Taillevent[2], par M. Ferdinand Fabre, se passe dans un tout autre milieu, beaucoup plus calme, quoique la fin en soit tragique : dans une famille de paysans de l’Espinouze cévenole. C’est là qu’un enfant nommé Taillevent, fils d’un brûleur de vins, a été recueilli et élevé avec la fille de ses maîtres, la gracieuse Frédérique, qu’il finit par épouser à la suite des péripéties les plus dramatiques et après avoir vengé le père de la jeune fille, son bienfaiteur, lâchement assassiné par un réfugié espagnol, montreur d’ours et éleveur de chiens, qu’on avait recueilli à la métairie de Figuerol, et qui convoitait Madeleine, la femme de son hôte.

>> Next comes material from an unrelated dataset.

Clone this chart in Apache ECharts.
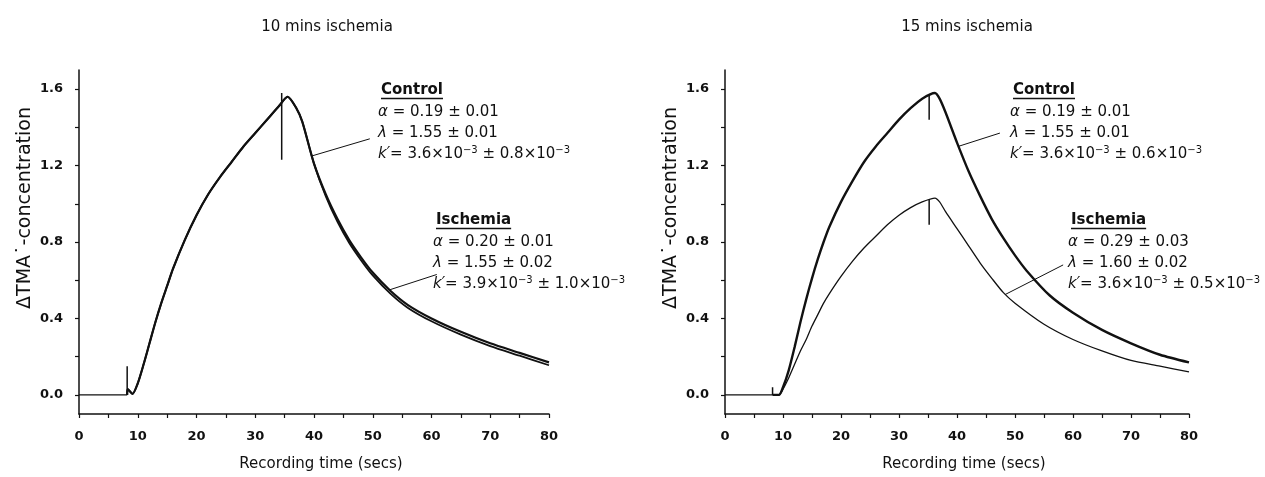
<!DOCTYPE html>
<html><head><meta charset="utf-8">
<script src="https://cdn.jsdelivr.net/npm/echarts@6/dist/echarts.min.js"></script>
<style>html,body{margin:0;padding:0;background:#fff}#c{width:1265px;height:477px}</style>
</head><body><div id="c"></div>
<script>
const panelTitles = ['10 mins ischemia', '15 mins ischemia'];
const xAxisName = 'Recording time (secs)';
const yAxisName = 'ΔTMA˙-concentration';
const xTicks = [0,5,10,15,20,25,30,35,40,45,50,55,60,65,70,75,80];
const xLabels = [0,10,20,30,40,50,60,70,80];
const yTicks = [0,0.2,0.4,0.6,0.8,1.0,1.2,1.4,1.6];
const yLabels = [0,0.4,0.8,1.2,1.6];

// Flat pre-injection baseline (both panels)
const baselineTime = [0, 8.2];
const baselineValue = [0, 0];

// Left panel (10 mins ischemia)
const leftControlTime =   [8.2, 8.3, 9.1, 10, 11, 12, 13, 14, 15, 16, 18, 20, 22, 24, 26, 28, 30, 32, 34, 35.5, 37, 38, 40, 42, 44, 46, 48, 50, 53, 56, 60, 65, 70, 75, 80];
const leftControlValue =  [0, 0.03, 0.005, 0.06, 0.16, 0.27, 0.38, 0.48, 0.57, 0.66, 0.81, 0.94, 1.05, 1.14, 1.22, 1.30, 1.37, 1.44, 1.51, 1.56, 1.50, 1.43, 1.21, 1.05, 0.92, 0.81, 0.72, 0.64, 0.545, 0.47, 0.40, 0.33, 0.27, 0.22, 0.17];
const leftIschemiaTime =  [8.2, 8.3, 9.1, 10, 11, 12, 13, 14, 15, 16, 18, 20, 22, 24, 26, 28, 30, 32, 34, 35.5, 37, 38, 40, 42, 44, 46, 48, 50, 53, 56, 60, 65, 70, 75, 80];
const leftIschemiaValue = [0, 0.03, 0.005, 0.06, 0.16, 0.27, 0.38, 0.48, 0.57, 0.66, 0.81, 0.94, 1.05, 1.14, 1.22, 1.30, 1.37, 1.44, 1.51, 1.56, 1.50, 1.43, 1.21, 1.04, 0.905, 0.795, 0.705, 0.625, 0.53, 0.455, 0.385, 0.315, 0.255, 0.205, 0.155];
// Artifact spikes (time, from, to)
const leftSpikes = [[8.2, 0, 0.15], [34.5, 1.23, 1.58]];

// Right panel (15 mins ischemia)
const rightControlTime =   [8.2, 9.3, 10, 11, 12, 13, 14, 15, 16, 17, 18, 20, 22, 24, 26, 28, 30, 32, 34, 36.2, 37, 38, 40, 42, 44, 46, 48, 50, 52, 56, 60, 65, 70, 75, 80];
const rightControlValue =  [0, 0, 0.04, 0.13, 0.25, 0.38, 0.50, 0.61, 0.71, 0.80, 0.88, 1.01, 1.12, 1.22, 1.30, 1.37, 1.44, 1.50, 1.55, 1.58, 1.55, 1.48, 1.32, 1.17, 1.04, 0.92, 0.82, 0.73, 0.65, 0.52, 0.43, 0.34, 0.27, 0.21, 0.17];
const rightIschemiaTime =  [8.2, 9.3, 10, 11, 12, 13, 14, 15, 16, 17, 18, 20, 22, 24, 26, 28, 30, 32, 34, 36.2, 37, 38, 40, 42, 44, 46, 48, 50, 55, 60, 65, 70, 75, 80];
const rightIschemiaValue = [0, 0, 0.03, 0.09, 0.16, 0.23, 0.29, 0.36, 0.42, 0.48, 0.53, 0.62, 0.70, 0.77, 0.83, 0.89, 0.94, 0.98, 1.01, 1.03, 1.01, 0.96, 0.87, 0.78, 0.69, 0.61, 0.535, 0.48, 0.37, 0.29, 0.23, 0.18, 0.15, 0.12];
const rightSpikes = [[8.2, 0, 0.04], [35.2, 1.44, 1.57], [35.2, 0.89, 1.02]];

// Leader lines (data coordinates: curve point -> label)
const leftControlLeader = [[39.6, 1.25], [49.5, 1.34]];
const leftIschemiaLeader = [[52.9, 0.55], [60.9, 0.63]];
const rightControlLeader = [[40.2, 1.30], [47.4, 1.37]];
const rightIschemiaLeader = [[48.3, 0.525], [58.3, 0.68]];

// Annotation texts
const leftControlNotes = ['Control', '{i|α} = 0.19 ± 0.01', '{i|λ} = 1.55 ± 0.01', '{i|k′}= 3.6×10{s|−3} ± 0.8×10{s|−3}'];
const leftIschemiaNotes = ['Ischemia', '{i|α} = 0.20 ± 0.01', '{i|λ} = 1.55 ± 0.02', '{i|k′}= 3.9×10{s|−3} ± 1.0×10{s|−3}'];
const rightControlNotes = ['Control', '{i|α} = 0.19 ± 0.01', '{i|λ} = 1.55 ± 0.01', '{i|k′}= 3.6×10{s|−3} ± 0.6×10{s|−3}'];
const rightIschemiaNotes = ['Ischemia', '{i|α} = 0.29 ± 0.03', '{i|λ} = 1.60 ± 0.02', '{i|k′}= 3.6×10{s|−3} ± 0.5×10{s|−3}'];

const FONT = '"DejaVu Sans", "Liberation Sans", Arial, sans-serif';
const INK = '#111';
const zip = (t, v) => t.map((x, i) => [x, v[i]]);

const grids = [
  {left: 79, top: 70, width: 470, height: 347},
  {left: 725, top: 70, width: 464, height: 347}
];

function xAxisFor(i) {
  return {
    type: 'value', gridIndex: i, min: 0, max: 80,
    axisLine: {onZero: false, lineStyle: {color: INK, width: 1.5}},
    axisTick: {customValues: xTicks, length: 4, lineStyle: {color: INK, width: 1.2}},
    axisLabel: {customValues: xLabels, fontFamily: FONT, fontWeight: 'bold', fontSize: 13, color: INK, margin: 16},
    splitLine: {show: false},
    name: xAxisName, nameLocation: 'middle', nameGap: 43,
    nameTextStyle: {fontFamily: FONT, fontSize: 15, color: INK, padding: [0, 0, 0, 14]}
  };
}
function yAxisFor(i) {
  return {
    type: 'value', gridIndex: i, min: -0.1, max: 1.7,
    axisLine: {show: true, onZero: false, lineStyle: {color: INK, width: 1.5}},
    axisTick: {show: true, customValues: yTicks, length: 4, lineStyle: {color: INK, width: 1.2}},
    axisLabel: {customValues: yLabels, formatter: v => Number(v).toFixed(1), fontFamily: FONT, fontWeight: 'bold', fontSize: 13, color: INK, margin: 16},
    splitLine: {show: false}
  };
}
function curve(i, t, v, w) {
  return {type: 'line', xAxisIndex: i, yAxisIndex: i, data: zip(t, v), showSymbol: false, symbol: 'none',
    smooth: 0.25, lineStyle: {color: INK, width: w}, z: 3, silent: true};
}
function segment(i, pts, w) {
  return {type: 'line', xAxisIndex: i, yAxisIndex: i, data: pts, showSymbol: false, symbol: 'none',
    lineStyle: {color: INK, width: w}, z: 2, silent: true};
}
function spikes(i, list) {
  return list.map(s => segment(i, [[s[0], s[1]], [s[0], s[2]]], 1.5));
}

const chart = echarts.init(document.getElementById('c'), null, {renderer: 'canvas'});

const cv = document.createElement('canvas').getContext('2d');
const rowGap = [0, 21.7, 43, 64];
function notes(lines, x, y) {
  const els = [];
  lines.forEach((s, k) => {
    if (k === 0) {
      els.push({type: 'text', x: x + 3, y: y, style: {text: s, fontFamily: FONT, fontSize: 15, fontWeight: 'bold', fill: INK, verticalAlign: 'middle'}});
      cv.font = 'bold 15px ' + FONT;
      const w = cv.measureText(s).width;
      els.push({type: 'line', shape: {x1: x + 3, y1: y + 8.5, x2: x + 3 + w, y2: y + 8.5}, style: {stroke: INK, lineWidth: 1.3}});
    } else {
      els.push({type: 'text', x: x, y: y + rowGap[k], style: {text: s, fontFamily: FONT, fontSize: 15, fill: INK,
        verticalAlign: 'middle', lineHeight: 18,
        rich: {
          i: {fontFamily: FONT, fontSize: 15, fontStyle: 'italic', fill: INK, lineHeight: 18},
          s: {fontFamily: FONT, fontSize: 10, fill: INK, verticalAlign: 'top', lineHeight: 18}
        }}});
    }
  });
  return els;
}
function yName(x) {
  return {type: 'text', x: x, y: 208, rotation: Math.PI / 2,
    style: {text: yAxisName, fontFamily: FONT, fontSize: 19, fill: INK, align: 'center', verticalAlign: 'middle'}};
}

const option = {
  animation: false,
  backgroundColor: '#fff',
  title: [
    {text: panelTitles[0], left: 322, top: 15, textAlign: 'center', textStyle: {fontFamily: FONT, fontSize: 15, fontWeight: 'normal', color: INK}},
    {text: panelTitles[1], left: 962, top: 15, textAlign: 'center', textStyle: {fontFamily: FONT, fontSize: 15, fontWeight: 'normal', color: INK}}
  ],
  grid: grids,
  xAxis: [xAxisFor(0), xAxisFor(1)],
  yAxis: [yAxisFor(0), yAxisFor(1)],
  series: [
    segment(0, zip(baselineTime, baselineValue), 1.2),
    segment(1, zip(baselineTime, baselineValue), 1.2),
    curve(0, leftControlTime, leftControlValue, 2.2),
    curve(0, leftIschemiaTime, leftIschemiaValue, 1.8),
    curve(1, rightControlTime, rightControlValue, 2.4),
    curve(1, rightIschemiaTime, rightIschemiaValue, 1.3),
    ...spikes(0, leftSpikes),
    ...spikes(1, rightSpikes),
    segment(0, leftControlLeader, 1),
    segment(0, leftIschemiaLeader, 1),
    segment(1, rightControlLeader, 1),
    segment(1, rightIschemiaLeader, 1)
  ],
  graphic: [
    yName(25), yName(671),
    ...notes(leftControlNotes, 378, 90),
    ...notes(leftIschemiaNotes, 433, 220),
    ...notes(rightControlNotes, 1010, 90),
    ...notes(rightIschemiaNotes, 1068, 220)
  ]
};
chart.setOption(option);
</script>
</body></html>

Des descriptions charmantes, des scènes pleines de naturel et de bonhomie dans leur simplicité familière, en font un récit très attachant.

Dans les Vieilles Rancunes[3], roman d’une fantaisie toujours amusante et qui peut être laissé entre toutes les mains, M. Georges Ohnet a très finement montré au milieu de scènes gaies et piquantes qu’un

  1. Les Demoiselles de Liré, par M. Paul Perret, 1 vol. in-4o raisin, avec 32 illustrations en photogravure, par Ch. Delort et M. Leloir; Boussod et Valadon.
  2. Taillevent, par M, Ferdinand Fabre, 1 vol. in-8o illustré; Calmann Lévy.
  3. Les Vieilles Rancunes, par M. Georges Ohnet, 1 vol. illustré; Ollendorff.